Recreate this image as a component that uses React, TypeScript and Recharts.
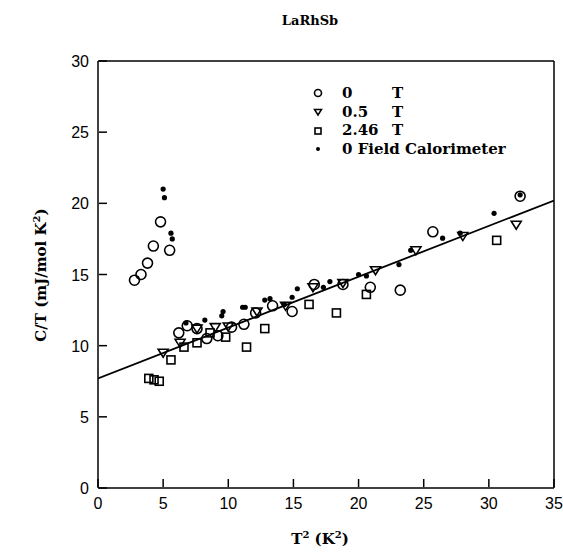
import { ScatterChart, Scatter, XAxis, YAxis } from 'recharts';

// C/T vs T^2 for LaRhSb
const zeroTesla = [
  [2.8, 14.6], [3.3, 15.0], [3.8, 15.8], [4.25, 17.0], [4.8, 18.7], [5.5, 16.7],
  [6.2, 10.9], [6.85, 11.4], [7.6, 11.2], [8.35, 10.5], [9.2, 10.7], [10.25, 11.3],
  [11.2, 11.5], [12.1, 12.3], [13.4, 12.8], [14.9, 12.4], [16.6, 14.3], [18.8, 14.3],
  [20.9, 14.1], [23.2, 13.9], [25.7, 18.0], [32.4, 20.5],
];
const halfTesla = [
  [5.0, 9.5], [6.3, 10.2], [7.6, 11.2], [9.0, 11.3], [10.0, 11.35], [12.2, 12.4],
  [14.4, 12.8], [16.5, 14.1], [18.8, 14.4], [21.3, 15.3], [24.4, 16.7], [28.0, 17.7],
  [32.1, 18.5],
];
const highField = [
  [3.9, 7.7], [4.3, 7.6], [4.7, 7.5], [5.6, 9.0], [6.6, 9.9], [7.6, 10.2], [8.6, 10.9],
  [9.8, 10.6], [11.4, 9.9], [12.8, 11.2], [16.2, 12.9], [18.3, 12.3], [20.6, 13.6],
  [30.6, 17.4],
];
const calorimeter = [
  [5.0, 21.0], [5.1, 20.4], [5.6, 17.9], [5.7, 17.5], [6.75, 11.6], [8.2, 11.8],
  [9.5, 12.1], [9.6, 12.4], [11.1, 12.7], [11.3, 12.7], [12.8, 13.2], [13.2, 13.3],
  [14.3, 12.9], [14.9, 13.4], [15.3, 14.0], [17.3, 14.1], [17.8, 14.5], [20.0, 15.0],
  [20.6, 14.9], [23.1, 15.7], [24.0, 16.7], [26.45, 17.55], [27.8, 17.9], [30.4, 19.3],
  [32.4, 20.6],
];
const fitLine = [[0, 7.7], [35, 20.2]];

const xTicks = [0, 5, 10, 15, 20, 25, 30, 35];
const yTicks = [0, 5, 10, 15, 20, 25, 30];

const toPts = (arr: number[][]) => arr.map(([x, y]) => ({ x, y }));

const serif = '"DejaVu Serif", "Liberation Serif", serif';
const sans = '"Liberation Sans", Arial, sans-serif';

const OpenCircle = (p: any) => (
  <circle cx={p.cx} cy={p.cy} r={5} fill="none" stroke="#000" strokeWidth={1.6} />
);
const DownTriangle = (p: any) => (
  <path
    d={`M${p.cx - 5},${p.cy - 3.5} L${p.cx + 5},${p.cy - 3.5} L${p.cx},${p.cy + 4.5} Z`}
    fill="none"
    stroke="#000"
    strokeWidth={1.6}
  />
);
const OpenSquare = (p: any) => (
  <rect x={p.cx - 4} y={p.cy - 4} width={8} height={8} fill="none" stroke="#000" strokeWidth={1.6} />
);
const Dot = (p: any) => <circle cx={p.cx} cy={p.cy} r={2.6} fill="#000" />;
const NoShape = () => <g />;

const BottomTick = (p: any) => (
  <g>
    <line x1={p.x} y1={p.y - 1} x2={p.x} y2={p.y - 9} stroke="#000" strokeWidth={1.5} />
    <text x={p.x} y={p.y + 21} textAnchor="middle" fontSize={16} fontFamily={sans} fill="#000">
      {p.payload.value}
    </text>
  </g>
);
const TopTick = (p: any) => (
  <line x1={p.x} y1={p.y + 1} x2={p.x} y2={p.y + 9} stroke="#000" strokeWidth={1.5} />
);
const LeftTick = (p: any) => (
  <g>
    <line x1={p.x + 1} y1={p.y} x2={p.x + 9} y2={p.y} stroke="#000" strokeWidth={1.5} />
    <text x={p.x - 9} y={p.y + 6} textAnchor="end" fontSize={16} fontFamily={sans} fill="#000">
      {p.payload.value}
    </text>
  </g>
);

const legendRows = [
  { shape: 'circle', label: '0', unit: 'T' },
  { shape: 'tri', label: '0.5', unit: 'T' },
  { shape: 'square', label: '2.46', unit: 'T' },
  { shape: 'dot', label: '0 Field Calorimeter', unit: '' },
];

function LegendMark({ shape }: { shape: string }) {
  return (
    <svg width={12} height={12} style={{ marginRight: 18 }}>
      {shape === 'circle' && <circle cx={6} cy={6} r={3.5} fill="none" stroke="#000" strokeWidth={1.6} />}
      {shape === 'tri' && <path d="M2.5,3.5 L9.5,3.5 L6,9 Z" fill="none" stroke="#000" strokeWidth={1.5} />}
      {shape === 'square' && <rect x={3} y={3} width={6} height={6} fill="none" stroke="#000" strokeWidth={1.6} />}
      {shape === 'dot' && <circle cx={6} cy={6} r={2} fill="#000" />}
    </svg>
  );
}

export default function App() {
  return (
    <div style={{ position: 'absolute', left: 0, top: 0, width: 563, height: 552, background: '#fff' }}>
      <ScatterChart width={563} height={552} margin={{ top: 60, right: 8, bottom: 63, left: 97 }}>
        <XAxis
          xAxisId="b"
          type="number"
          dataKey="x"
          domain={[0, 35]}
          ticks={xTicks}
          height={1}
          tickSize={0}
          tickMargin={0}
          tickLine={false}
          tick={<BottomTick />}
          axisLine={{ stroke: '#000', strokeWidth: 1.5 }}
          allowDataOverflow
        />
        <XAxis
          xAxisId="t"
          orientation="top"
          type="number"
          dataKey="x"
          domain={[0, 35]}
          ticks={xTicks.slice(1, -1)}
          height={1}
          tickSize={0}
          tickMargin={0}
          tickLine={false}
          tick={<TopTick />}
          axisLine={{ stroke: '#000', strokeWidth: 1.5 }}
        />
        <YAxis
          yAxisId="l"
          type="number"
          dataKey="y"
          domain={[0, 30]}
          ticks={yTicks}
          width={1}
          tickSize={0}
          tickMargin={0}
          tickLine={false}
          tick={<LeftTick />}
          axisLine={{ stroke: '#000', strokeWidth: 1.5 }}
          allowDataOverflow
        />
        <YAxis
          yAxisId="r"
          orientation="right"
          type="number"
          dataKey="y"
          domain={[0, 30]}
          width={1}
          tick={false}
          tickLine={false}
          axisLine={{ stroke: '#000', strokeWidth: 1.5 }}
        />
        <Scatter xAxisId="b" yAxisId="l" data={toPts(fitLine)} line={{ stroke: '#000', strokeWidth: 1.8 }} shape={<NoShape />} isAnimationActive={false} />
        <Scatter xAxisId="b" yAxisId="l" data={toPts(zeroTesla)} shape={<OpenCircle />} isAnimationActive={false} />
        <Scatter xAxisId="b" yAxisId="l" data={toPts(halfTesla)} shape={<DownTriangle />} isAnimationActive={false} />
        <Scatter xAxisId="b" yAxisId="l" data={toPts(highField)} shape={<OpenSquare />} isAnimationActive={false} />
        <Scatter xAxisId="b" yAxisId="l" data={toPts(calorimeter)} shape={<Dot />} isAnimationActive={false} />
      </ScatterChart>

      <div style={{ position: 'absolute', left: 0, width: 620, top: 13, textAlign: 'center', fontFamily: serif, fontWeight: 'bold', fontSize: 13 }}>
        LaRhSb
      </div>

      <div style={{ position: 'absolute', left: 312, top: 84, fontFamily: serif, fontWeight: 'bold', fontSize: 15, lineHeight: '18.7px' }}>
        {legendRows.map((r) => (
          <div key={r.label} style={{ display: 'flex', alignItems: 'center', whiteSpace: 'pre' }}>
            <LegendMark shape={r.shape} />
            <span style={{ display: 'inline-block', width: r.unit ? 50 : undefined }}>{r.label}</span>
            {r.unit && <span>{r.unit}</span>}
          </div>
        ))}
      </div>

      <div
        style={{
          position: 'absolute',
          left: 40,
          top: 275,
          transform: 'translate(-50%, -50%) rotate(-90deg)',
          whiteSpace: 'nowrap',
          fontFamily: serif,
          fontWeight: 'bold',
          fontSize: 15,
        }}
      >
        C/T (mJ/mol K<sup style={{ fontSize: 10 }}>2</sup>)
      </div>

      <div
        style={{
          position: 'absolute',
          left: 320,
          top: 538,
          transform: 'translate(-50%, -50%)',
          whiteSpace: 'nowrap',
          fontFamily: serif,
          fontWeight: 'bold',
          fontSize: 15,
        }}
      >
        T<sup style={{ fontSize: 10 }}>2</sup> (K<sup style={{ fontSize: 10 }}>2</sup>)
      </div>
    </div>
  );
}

Task statement:
Restate exactly, please, only the lines between the start of the data and the line containing "Scatter, XAxis, YAxis", both ends included, skipping the pictures.

Task output:
Recreate this image as a component that uses React, TypeScript and Recharts.
import { ScatterChart, Scatter, XAxis, YAxis } from 'recharts';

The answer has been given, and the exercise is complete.